Rotating black holes may serve as gentle portals for hyperspace travel

One of the most cherished science fiction scenarios is using a black hole as a portal to another dimension or time or universe. That fantasy may be closer to reality than previously imagined.

Black holes are perhaps the most mysterious objects in the universe. They are the consequence of gravity crushing a dying star without limit, leading to the formation of a true singularity – which happens when an entire star gets compressed down to a single point yielding an object with infinite density. This dense and hot singularity punches a hole in the fabric of spacetime itself, possibly opening up an opportunity for hyperspace travel. That is, a short cut through spacetime allowing for travel over cosmic scale distances in a short period.

Researchers previously thought that any spacecraft attempting to use a black hole as a portal of this type would have to reckon with nature at its worst. The hot and dense singularity would cause the spacecraft to endure a sequence of increasingly uncomfortable tidal stretching and squeezing before being completely vaporized.
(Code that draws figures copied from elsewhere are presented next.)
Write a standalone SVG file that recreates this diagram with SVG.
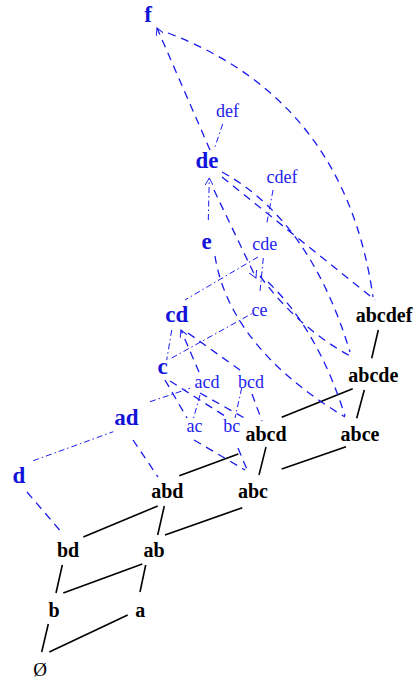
<svg xmlns="http://www.w3.org/2000/svg" width="414" height="681" viewBox="0 0 414 681">
<defs>
<style>
.k{font-family:"Liberation Serif",serif;font-weight:bold;font-size:20px;fill:#000;text-anchor:middle}
.e0{font-family:"Liberation Serif",serif;font-size:19px;fill:#000;text-anchor:middle}
.B{font-family:"Liberation Serif",serif;font-weight:bold;font-size:23px;fill:#1212d8;text-anchor:middle}
.s{font-family:"Liberation Serif",serif;font-size:18px;fill:#2222ee;text-anchor:middle}
.ke{stroke:#000;stroke-width:1.6;fill:none}
.bd{stroke:#1a1aee;stroke-width:1.3;fill:none;stroke-dasharray:8 6}
.bdd{stroke:#1a1aee;stroke-width:1;fill:none;stroke-dasharray:6 3 1.5 3}
</style>
<marker id="ar" viewBox="0 0 10 10" refX="9" refY="5" markerWidth="8" markerHeight="8" orient="auto-start-reverse" markerUnits="userSpaceOnUse">
<path d="M0,0 L9,5 L0,10" fill="none" stroke="#1a1aee" stroke-width="1.2"/>
</marker>
</defs>
<g id="connectors">
<g id="black-edges">
<line class="ke" x1="41.7" y1="652" x2="48.3" y2="624"/>
<line class="ke" x1="49.3" y1="652" x2="127.7" y2="615"/>
<line class="ke" x1="63.3" y1="593" x2="142.3" y2="564"/>
<line class="ke" x1="140" y1="592" x2="145.7" y2="565"/>
<line class="ke" x1="56" y1="593" x2="62.3" y2="565"/>
<line class="ke" x1="83.3" y1="537" x2="157.7" y2="506"/>
<line class="ke" x1="157.7" y1="535" x2="164.3" y2="506"/>
<line class="ke" x1="165" y1="535" x2="242.3" y2="507.7"/>
<line class="ke" x1="179.3" y1="475.7" x2="238.3" y2="454"/>
<line class="ke" x1="259" y1="475" x2="266" y2="447"/>
<line class="ke" x1="281.7" y1="469" x2="346" y2="446.7"/>
<line class="ke" x1="281.7" y1="417.3" x2="352.7" y2="388.7"/>
<line class="ke" x1="356.7" y1="418.3" x2="364.3" y2="390"/>
<line class="ke" x1="371.7" y1="358.3" x2="378.3" y2="330"/>
</g>
<g id="blue-dashed">
<path class="bd" d="M210,150 L157,28" marker-end="url(#ar)"/>
<path class="bd" d="M168,33 Q345,100 373,297"/>
<path class="bd" d="M222,177 L375,300"/>
<path class="bd" d="M222,172 Q310,220 350,352"/>
<path class="bd" d="M214,190 L256,278" marker-end="url(#ar)"/>
<path class="bd" d="M215,256 C222,300 250,360 345,417"/>
<path class="bd" d="M27,492 L63,534"/>
<path class="bd" d="M133,440 L158,477"/>
<path class="bd" d="M165,380 L187,418"/>
<path class="bd" d="M170,381 L228,418"/>
<path class="bd" d="M194,440 L245,470"/>
<path class="bd" d="M238,448 L248,472"/>
<path class="bd" d="M200,393 L248,420"/>
<path class="bd" d="M252,394 L262,421"/>
<path class="bd" d="M199,372 L181,330" marker-end="url(#ar)"/>
<path class="bd" d="M188,333 L240,370"/>
<path class="bd" d="M260,276 Q300,330 354,358"/>
<path class="bd" d="M268,282 Q318,330 345,416"/>
</g>
<g id="blue-dashdot">
<line class="bdd" x1="222.7" y1="124" x2="215" y2="146.7"/>
<path class="bdd" d="M208.3,220 L209.3,178" marker-end="url(#ar)"/>
<line class="bdd" x1="273" y1="190" x2="266.7" y2="224"/>
<line class="bdd" x1="258" y1="257" x2="185" y2="300"/>
<line class="bdd" x1="263.3" y1="258" x2="260" y2="291.7"/>
<line class="bdd" x1="171.7" y1="330" x2="166.7" y2="360"/>
<line class="bdd" x1="171.7" y1="358" x2="253" y2="313"/>
<line class="bdd" x1="200" y1="395" x2="193" y2="420"/>
<line class="bdd" x1="241.7" y1="388" x2="235" y2="418"/>
<line class="bdd" x1="33.3" y1="460.7" x2="113.3" y2="431.7"/>
<line class="bdd" x1="150" y1="401.7" x2="190" y2="388.3"/>
</g>
</g>
<g id="n-empty"><text class="e0" x="40" y="676">Ø</text></g>
<g id="n-a"><text class="k" x="140.3" y="617">a</text></g>
<g id="n-b"><text class="k" x="54" y="617">b</text></g>
<g id="n-ab"><text class="k" x="154" y="557">ab</text></g>
<g id="n-bd"><text class="k" x="68" y="557">bd</text></g>
<g id="n-abd"><text class="k" x="167.3" y="498">abd</text></g>
<g id="n-abc"><text class="k" x="253" y="498">abc</text></g>
<g id="n-abcd"><text class="k" x="266" y="440.5">abcd</text></g>
<g id="n-abce"><text class="k" x="360" y="440.5">abce</text></g>
<g id="n-abcde"><text class="k" x="373.3" y="381.5">abcde</text></g>
<g id="n-abcdef"><text class="k" x="384" y="321.5">abcdef</text></g>
<g id="n-f"><text class="B" x="148" y="22">f</text></g>
<g id="n-de"><text class="B" x="207" y="168">de</text></g>
<g id="n-e"><text class="B" x="206.7" y="249">e</text></g>
<g id="n-cd"><text class="B" x="176.7" y="322">cd</text></g>
<g id="n-c"><text class="B" x="162.5" y="374">c</text></g>
<g id="n-ad"><text class="B" x="126.3" y="425">ad</text></g>
<g id="n-d"><text class="B" x="19" y="483">d</text></g>
<g id="n-def"><text class="s" x="227.5" y="117">def</text></g>
<g id="n-cdef"><text class="s" x="282" y="183">cdef</text></g>
<g id="n-cde"><text class="s" x="264.7" y="250">cde</text></g>
<g id="n-ce"><text class="s" x="259.5" y="316">ce</text></g>
<g id="n-acd"><text class="s" x="207" y="388">acd</text></g>
<g id="n-bcd"><text class="s" x="251" y="388">bcd</text></g>
<g id="n-ac"><text class="s" x="194.5" y="432">ac</text></g>
<g id="n-bc"><text class="s" x="231.7" y="432">bc</text></g>
</svg>
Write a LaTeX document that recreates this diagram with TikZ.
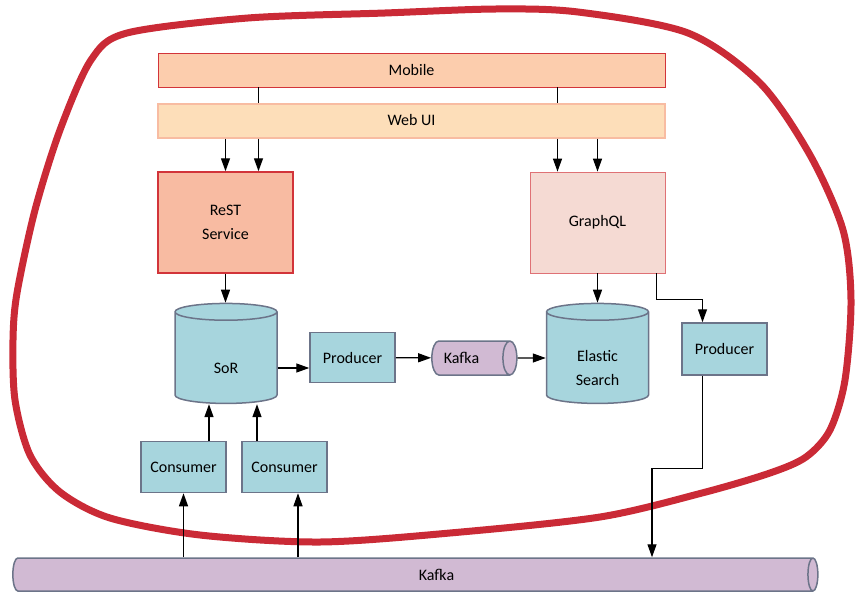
\documentclass[tikz,border=0pt]{standalone}
\usepackage{fontspec}
\setmainfont{Carlito}
\usetikzlibrary{positioning,shapes.geometric,arrows.meta,calc}

\definecolor{mobfill}{HTML}{FCCDAD}
\definecolor{webfill}{HTML}{FDDEB9}
\definecolor{webline}{HTML}{F8BCA2}
\definecolor{restfill}{HTML}{F8BBA2}
\definecolor{gqlfill}{HTML}{F5DAD3}
\definecolor{apiline}{HTML}{D2343A}
\definecolor{procfill}{HTML}{A7D5DD}
\definecolor{procline}{HTML}{6C7489}
\definecolor{topicfill}{HTML}{D1BAD3}
\definecolor{loopred}{HTML}{CA2A36}

\begin{document}
\begin{tikzpicture}[x=1pt,y=-1pt,
        font=\fontsize{16}{24}\selectfont,
        every node/.style={inner sep=0pt, align=center},
        uibar/.style={rectangle, minimum width=507pt, minimum height=34pt},
        apibox/.style={rectangle, minimum width=135pt, minimum height=101pt},
        procbox/.style={rectangle, draw=procline, fill=procfill, line width=1.5pt,
                        minimum width=85pt, minimum height=51pt},
        store/.style={cylinder, shape border rotate=90, aspect=0.28, draw=procline,
                      fill=procfill, line width=1.5pt, text width=60pt, text height=60pt,
                      text depth=0pt, minimum width=102pt, minimum height=100pt},
        topic/.style={cylinder, draw=procline, fill=topicfill, line width=1.5pt, text depth=0pt},
        arr/.style={-{Triangle[length=13pt,width=9pt]}, line width=1.3pt},
        link/.style={line width=1pt}]
  \useasboundingbox (0,0) rectangle (859,602);

  % the boundary
  \draw[loopred, line width=7pt] plot[smooth cycle, tension=0.5] coordinates {
      (17,293) (35,210) (60,130) (91,60) (127,33) (248,18) (385,13) (496,9)
      (578,12) (688,33) (760,83) (810,155) (843,230) (851,300) (845,380)
      (830,430) (806,457) (770,473) (702,493) (600,517) (450,533) (320,542)
      (200,535) (110,518) (60,492) (30,455) (15,400) (13,340)};

  \node[uibar, draw=apiline, fill=mobfill, line width=0.8pt] (mob) at (411.5,70) {Mobile};
  \node[uibar, draw=webline, fill=webfill, line width=2pt] (web) at (411.5,120.5) {Web UI};
  \node[apibox, draw=apiline, fill=restfill, line width=1.5pt] (rest) at (225.5,222.5) {ReST\\Service};
  \node[apibox, draw=apiline!70, fill=gqlfill, line width=0.8pt] (gql) at (597.5,222.5) {GraphQL};

  \node[store, label={[yshift=-10pt]center:SoR}] (sor) at (226,358) {};
  \node[procbox, minimum height=50pt] (prod) at (352.5,357.5) {Producer};
  \node[topic, aspect=0.41, text height=34pt, minimum width=34pt, minimum height=85pt,
        label={[xshift=-9pt]center:Kafka}] (kfk) at (470.5,358) {};
  \node[store, label={[yshift=-10pt]center:Elastic\\Search}] (es) at (597.5,358) {};
  \node[procbox, minimum height=52pt] (prod2) at (724.5,349) {Producer};

  \node[procbox] (cons1) at (183.5,467) {Consumer};
  \node[procbox] (cons2) at (284.5,467) {Consumer};
  \node[topic, aspect=0.3, text height=33pt, minimum width=33pt, minimum height=805pt,
        label={[xshift=24pt]center:Kafka}] (bus) at (412.5,574.5) {};

  % clients
  \draw[link] ([xshift=33pt]rest.north |- mob.south) -- ([xshift=33pt]rest.north |- web.north);
  \draw[link] ([xshift=-40pt]gql.north |- mob.south) -- ([xshift=-40pt]gql.north |- web.north);
  \draw[arr] (rest.north |- web.south) -- (rest.north);
  \draw[arr] ([xshift=33pt]rest.north |- web.south) -- ([xshift=33pt]rest.north);
  \draw[arr] ([xshift=-40pt]gql.north |- web.south) -- ([xshift=-40pt]gql.north);
  \draw[arr] (gql.north |- web.south) -- (gql.north);

  % write side
  \draw[arr] (rest.south) -- (rest.south |- sor.north);
  \draw[arr] ([yshift=-10pt]sor.east) -- ([yshift=-10pt]sor.east -| prod.west);
  \draw[arr] (prod) -- (kfk);
  \draw[arr] (kfk) -- (es);

  % read side
  \draw[arr] (gql.south) -- (gql.south |- es.north);
  \draw[arr] ([xshift=-9pt]gql.south east) -- ++(0,26) -| ([xshift=-22pt]prod2.north);
  \draw[arr] ([xshift=-22pt]prod2.south) -- ++(0,93) -| ([xshift=239.5pt]bus.north);

  % consumers
  \draw[arr] (cons1.south |- bus.north) -- (cons1.south);
  \draw[arr] ([xshift=13.5pt]cons2.south |- bus.north) -- ([xshift=13.5pt]cons2.south);
  \draw[arr] ([xshift=25.5pt]cons1.north) -- ([xshift=25.5pt]cons1.north |- sor.south);
  \draw[arr] ([xshift=-27.5pt]cons2.north) -- ([xshift=-27.5pt]cons2.north |- sor.south);
\end{tikzpicture}
\end{document}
Flying through a black hole

My team at the University of Massachusetts Dartmouth and a colleague at Georgia Gwinnett College have shown that all black holes are not created equal. If the black hole like Sagittarius A*, located at the center of our own galaxy, is large and rotating, then the outlook for a spacecraft changes dramatically. That’s because the singularity that a spacecraft would have to contend with is very gentle and could allow for a very peaceful passage.

The reason that this is possible is that the relevant singularity inside a rotating black hole is technically “weak,” and thus does not damage objects that interact with it. At first, this fact may seem counter intuitive. But one can think of it as analogous to the common experience of quickly passing one’s finger through a candle’s near 2,000-degree flame, without getting burned.

Hold your finger close to the flame and it will burn. Swipe it through quickly and you won’t feel much. Similarly, passing through a large rotating black hole, you are more likely to come out the other side unharmed. mirbasar/Shutterstock.com
My colleague Lior Burko and I have been investigating the physics of black holes for over two decades. In 2016, my Ph.D. student, Caroline Mallary, inspired by Christopher Nolan’s blockbuster film “Interstellar,” set out to test if Cooper (Matthew McConaughey’s character), could survive his fall deep into Gargantua – a fictional, supermassive, rapidly rotating black hole some 100 million times the mass of our sun. “Interstellar” was based on a book written by Nobel Prize-winning astrophysicist Kip Thorne and Gargantua’s physical properties are central to the plot of this Hollywood movie.

Building on work done by physicist Amos Ori two decades prior, and armed with her strong computational skills, Mallary built a computer model that would capture most of the essential physical effects on a spacecraft, or any large object, falling into a large, rotating black hole like Sagittarius A*.